Some Tips for Beginners

  1. Go slowly. Don't try to make the perfect level on your first few attempts! Make small practice levels to learn basic concepts and effects before implementing them in a level you care about.

  2. Read a lot! Read through all of the tutorials here at Rust before you go head-first into map building. In fact, you may want to fire up the ol' printer and get some of this stuff in hardcopy so you have it in front of you while editing. Trust me, you'll save yourself a lot of time and frustration later on if you do this.

  3. Learn your editor! One of the best things you can do is visit sites dedicated to your editor and learn what it can/can't do. It always amazes me the number of people who complain, "My editor can't do this!" when, in fact, it can. They just didn't take the time to read all the tutorials out there.

  4. Start small! Don't try to do every single cool effect you've ever seen. A lot of this stuff was done by people who had done a lot more maps than you have, so don't assume that you can do the cool stuff that Id or anyone else did right away. The truth of the matter is that your first few maps probably aren't even "playable" maps, so don't even post them - in fact, expect this and realize that they are learning experiences, not "playable" levels.

  5. Keep rooms small too! The Quake engine is very picky about size. The larger the room, the more the Quake engine has to do to display the room and all the stuff in it. Don't do large outdoor areas!!! Until you learn what the Quake 2 engine can handle, don't even try to create outdoor rooms. This is better left for when you've gotten some basic experimenting out of the way.

  6. Plan ahead. Without question, the biggest mistake of the beginner. Quake is very sensitive to the number of brushes and entities in a single view. The more stuff the engine has to render, the slower the gameplay. Also, knowing what you want to do makes it easier to create a level that "flows" well from one room to another. Keep in mind a level isn't just a bunch of different rooms connected to each other. It's something that is designed to either complete an objective in Single Player mode or to create a fair, yet interesting battleground for DM mode. You have to plan ahead to keep from spending hours on a map that doesn't even play well or doesn't look good.

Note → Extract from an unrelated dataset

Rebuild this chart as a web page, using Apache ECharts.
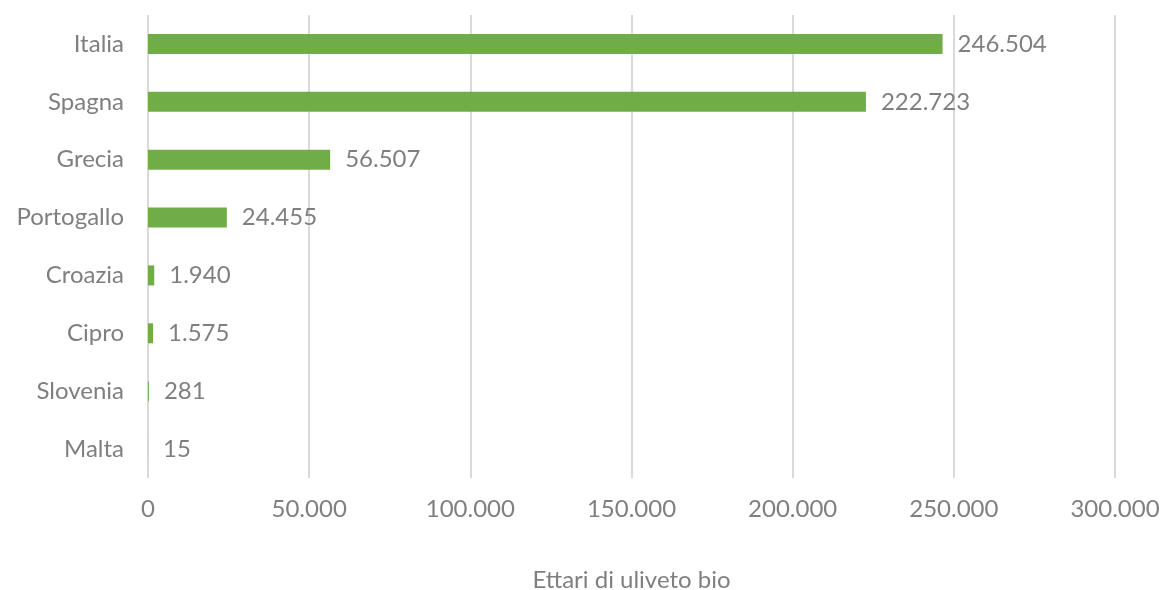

  7. Ask questions, but don't bug people. Most editors are willing to help a beginner out, but don't abuse that willingness. When you have a question, post it on a discussion board, like the one here at Rust, or a public discussion area, such as a newsgroup. And don't assume the world revolves around you. You're question may sit a while before it's answered (and if it goes unanswered too long either your idea can't be done or you haven't exhausted the sources of information out there.) Be sure that you've read FAQs and tutorials about Quake 2 editing and your editor specifically before posting questions - otherwise, you may get the short reply of, "Check the FAQ" or some other less-than-happy reply. Additionally, don't assume that an author of a tutorial, FAQ, or reply wants a personal e-mail. (Especially in my case!) You should ask before you send questions whizzing through cyberspace using e-mail, or you may not like the reply (plus still not get your question answered by someone who could normally help.)

  8. Finally, have fun! Editing is a long and tedious process, but the final result almost always makes it worthwhile!